• _Task details_: Reproduce, please, the span of lines beginning at the line with "What matplotlib code" and ending at the line with "ax = fig.add_axes([82", inclusive, minus any pictures.

• _Task material_:
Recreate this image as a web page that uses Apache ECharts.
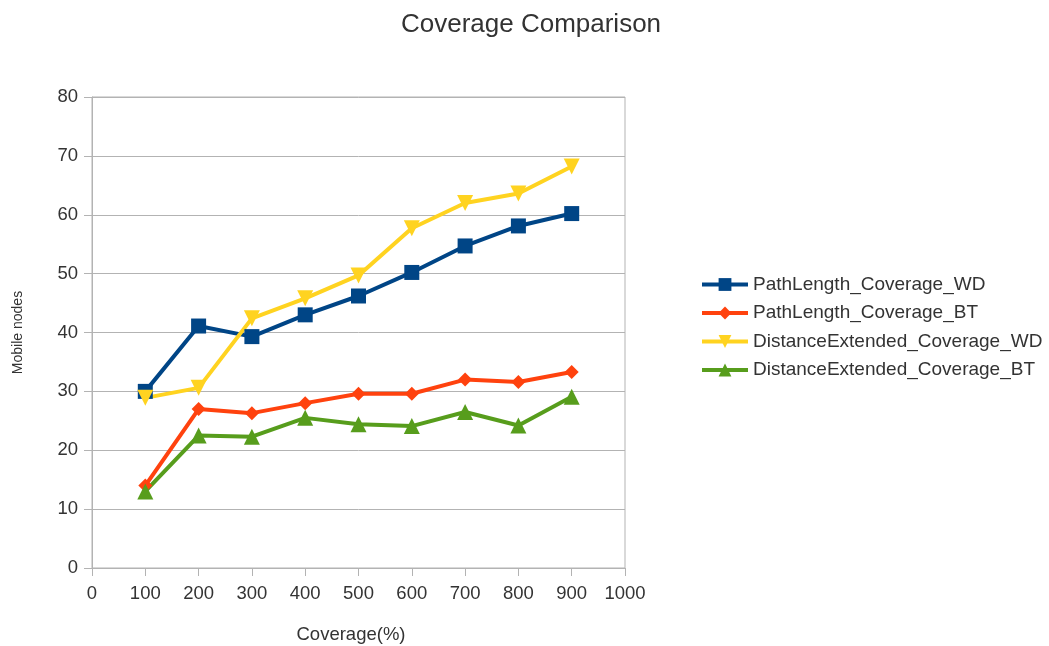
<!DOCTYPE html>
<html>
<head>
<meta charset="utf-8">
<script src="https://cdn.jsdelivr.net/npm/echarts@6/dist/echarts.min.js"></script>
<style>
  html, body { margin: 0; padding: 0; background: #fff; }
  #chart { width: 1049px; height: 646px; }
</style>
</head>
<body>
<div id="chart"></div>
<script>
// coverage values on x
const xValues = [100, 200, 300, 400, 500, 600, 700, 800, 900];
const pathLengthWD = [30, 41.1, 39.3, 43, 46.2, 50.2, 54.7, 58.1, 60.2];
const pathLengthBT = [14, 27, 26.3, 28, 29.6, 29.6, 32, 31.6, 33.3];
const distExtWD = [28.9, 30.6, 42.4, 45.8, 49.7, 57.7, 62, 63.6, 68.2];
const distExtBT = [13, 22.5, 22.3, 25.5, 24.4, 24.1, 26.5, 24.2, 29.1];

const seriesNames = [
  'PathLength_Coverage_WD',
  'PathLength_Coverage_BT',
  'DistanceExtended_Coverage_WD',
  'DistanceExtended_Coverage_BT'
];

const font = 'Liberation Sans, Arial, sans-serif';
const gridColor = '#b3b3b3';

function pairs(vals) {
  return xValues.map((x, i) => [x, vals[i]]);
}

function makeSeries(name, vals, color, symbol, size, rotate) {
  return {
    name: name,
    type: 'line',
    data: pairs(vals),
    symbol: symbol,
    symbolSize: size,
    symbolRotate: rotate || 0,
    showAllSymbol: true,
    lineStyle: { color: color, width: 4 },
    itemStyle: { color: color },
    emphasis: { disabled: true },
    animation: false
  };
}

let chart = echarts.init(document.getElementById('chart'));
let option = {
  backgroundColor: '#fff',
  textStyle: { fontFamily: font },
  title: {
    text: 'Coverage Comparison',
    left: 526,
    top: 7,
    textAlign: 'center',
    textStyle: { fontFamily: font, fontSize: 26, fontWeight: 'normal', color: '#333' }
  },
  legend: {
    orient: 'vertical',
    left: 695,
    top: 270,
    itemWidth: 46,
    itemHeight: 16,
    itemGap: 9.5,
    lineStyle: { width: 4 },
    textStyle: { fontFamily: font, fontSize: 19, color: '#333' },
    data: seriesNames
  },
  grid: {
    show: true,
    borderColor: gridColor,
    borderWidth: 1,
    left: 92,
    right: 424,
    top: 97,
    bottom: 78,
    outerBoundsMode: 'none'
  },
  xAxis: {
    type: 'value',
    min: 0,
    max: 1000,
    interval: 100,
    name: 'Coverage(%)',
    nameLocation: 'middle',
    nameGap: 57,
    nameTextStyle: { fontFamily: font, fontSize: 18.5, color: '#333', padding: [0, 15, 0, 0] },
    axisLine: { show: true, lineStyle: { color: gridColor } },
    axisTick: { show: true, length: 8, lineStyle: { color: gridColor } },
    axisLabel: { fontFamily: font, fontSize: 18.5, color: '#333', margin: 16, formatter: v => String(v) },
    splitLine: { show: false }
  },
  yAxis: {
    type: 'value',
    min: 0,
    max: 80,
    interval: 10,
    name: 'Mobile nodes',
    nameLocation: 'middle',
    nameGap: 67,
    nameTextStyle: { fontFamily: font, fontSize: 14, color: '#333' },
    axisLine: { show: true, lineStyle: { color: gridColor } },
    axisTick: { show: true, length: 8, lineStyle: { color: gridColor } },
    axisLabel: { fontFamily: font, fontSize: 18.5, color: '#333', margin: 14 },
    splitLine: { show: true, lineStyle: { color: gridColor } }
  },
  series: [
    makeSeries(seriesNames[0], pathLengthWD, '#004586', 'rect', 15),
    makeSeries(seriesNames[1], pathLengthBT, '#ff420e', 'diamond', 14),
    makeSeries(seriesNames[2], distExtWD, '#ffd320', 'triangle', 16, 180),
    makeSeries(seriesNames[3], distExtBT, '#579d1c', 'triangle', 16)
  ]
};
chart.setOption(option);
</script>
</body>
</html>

...

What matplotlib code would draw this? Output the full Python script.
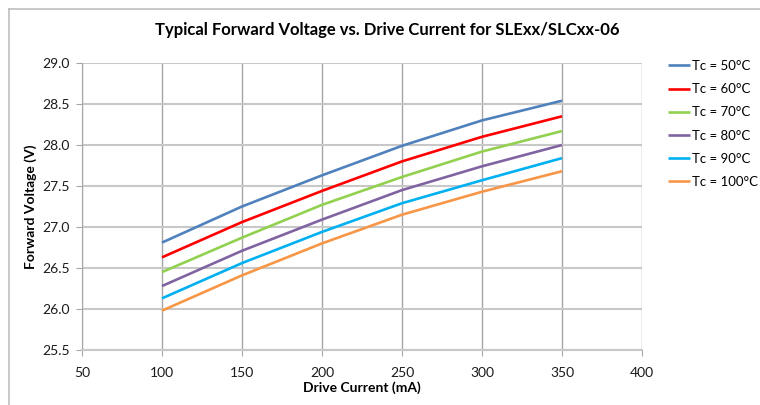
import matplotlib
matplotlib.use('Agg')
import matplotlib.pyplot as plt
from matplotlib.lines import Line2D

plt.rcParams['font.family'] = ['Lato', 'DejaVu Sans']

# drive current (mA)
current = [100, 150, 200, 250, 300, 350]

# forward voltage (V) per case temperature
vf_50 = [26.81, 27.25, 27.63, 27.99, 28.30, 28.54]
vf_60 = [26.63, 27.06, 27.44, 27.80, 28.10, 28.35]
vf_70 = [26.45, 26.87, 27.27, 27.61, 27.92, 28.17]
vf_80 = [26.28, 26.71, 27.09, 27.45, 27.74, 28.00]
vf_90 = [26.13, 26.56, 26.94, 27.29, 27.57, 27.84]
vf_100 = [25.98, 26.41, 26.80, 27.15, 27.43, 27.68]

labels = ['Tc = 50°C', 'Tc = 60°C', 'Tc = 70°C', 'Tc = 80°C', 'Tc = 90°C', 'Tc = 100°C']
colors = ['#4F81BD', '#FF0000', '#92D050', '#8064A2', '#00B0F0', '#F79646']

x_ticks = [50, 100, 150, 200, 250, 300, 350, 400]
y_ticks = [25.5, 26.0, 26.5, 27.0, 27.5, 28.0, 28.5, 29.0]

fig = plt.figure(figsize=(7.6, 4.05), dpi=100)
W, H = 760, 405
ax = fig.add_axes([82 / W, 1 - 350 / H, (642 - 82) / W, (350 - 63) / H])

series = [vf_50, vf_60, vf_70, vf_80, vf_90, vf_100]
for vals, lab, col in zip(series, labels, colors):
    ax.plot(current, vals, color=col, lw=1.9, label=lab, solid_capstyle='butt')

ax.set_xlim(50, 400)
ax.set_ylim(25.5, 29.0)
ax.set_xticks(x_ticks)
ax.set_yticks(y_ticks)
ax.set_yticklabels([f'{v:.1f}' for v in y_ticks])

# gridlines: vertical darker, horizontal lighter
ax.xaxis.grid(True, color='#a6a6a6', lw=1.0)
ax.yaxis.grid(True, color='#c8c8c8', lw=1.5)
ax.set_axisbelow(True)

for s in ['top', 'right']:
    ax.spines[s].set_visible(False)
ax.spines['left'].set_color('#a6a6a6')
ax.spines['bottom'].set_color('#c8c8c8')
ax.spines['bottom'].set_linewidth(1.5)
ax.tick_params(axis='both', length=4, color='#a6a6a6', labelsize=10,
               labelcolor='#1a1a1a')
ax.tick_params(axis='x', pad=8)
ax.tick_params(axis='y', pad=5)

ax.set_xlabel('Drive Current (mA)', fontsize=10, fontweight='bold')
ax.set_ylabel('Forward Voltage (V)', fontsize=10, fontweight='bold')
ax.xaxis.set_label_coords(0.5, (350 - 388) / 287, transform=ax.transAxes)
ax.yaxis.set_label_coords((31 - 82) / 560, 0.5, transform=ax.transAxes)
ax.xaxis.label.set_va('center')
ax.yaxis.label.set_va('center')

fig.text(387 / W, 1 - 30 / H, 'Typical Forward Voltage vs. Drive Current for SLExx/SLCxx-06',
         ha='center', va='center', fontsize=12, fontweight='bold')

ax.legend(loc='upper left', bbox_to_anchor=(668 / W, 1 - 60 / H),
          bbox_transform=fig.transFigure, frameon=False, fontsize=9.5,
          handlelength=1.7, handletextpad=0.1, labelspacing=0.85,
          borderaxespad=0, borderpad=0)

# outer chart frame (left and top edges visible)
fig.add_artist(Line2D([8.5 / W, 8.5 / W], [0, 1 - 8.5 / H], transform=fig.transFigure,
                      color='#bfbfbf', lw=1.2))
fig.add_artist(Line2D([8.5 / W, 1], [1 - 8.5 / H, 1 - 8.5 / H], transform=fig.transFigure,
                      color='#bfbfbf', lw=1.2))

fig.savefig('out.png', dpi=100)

• _Worked solution_:
What matplotlib code would draw this? Output the full Python script.
import matplotlib
matplotlib.use('Agg')
import matplotlib.pyplot as plt
from matplotlib.lines import Line2D

plt.rcParams['font.family'] = ['Lato', 'DejaVu Sans']

# drive current (mA)
current = [100, 150, 200, 250, 300, 350]

# forward voltage (V) per case temperature
vf_50 = [26.81, 27.25, 27.63, 27.99, 28.30, 28.54]
vf_60 = [26.63, 27.06, 27.44, 27.80, 28.10, 28.35]
vf_70 = [26.45, 26.87, 27.27, 27.61, 27.92, 28.17]
vf_80 = [26.28, 26.71, 27.09, 27.45, 27.74, 28.00]
vf_90 = [26.13, 26.56, 26.94, 27.29, 27.57, 27.84]
vf_100 = [25.98, 26.41, 26.80, 27.15, 27.43, 27.68]

labels = ['Tc = 50°C', 'Tc = 60°C', 'Tc = 70°C', 'Tc = 80°C', 'Tc = 90°C', 'Tc = 100°C']
colors = ['#4F81BD', '#FF0000', '#92D050', '#8064A2', '#00B0F0', '#F79646']

x_ticks = [50, 100, 150, 200, 250, 300, 350, 400]
y_ticks = [25.5, 26.0, 26.5, 27.0, 27.5, 28.0, 28.5, 29.0]

fig = plt.figure(figsize=(7.6, 4.05), dpi=100)
W, H = 760, 405
ax = fig.add_axes([82 / W, 1 - 350 / H, (642 - 82) / W, (350 - 63) / H])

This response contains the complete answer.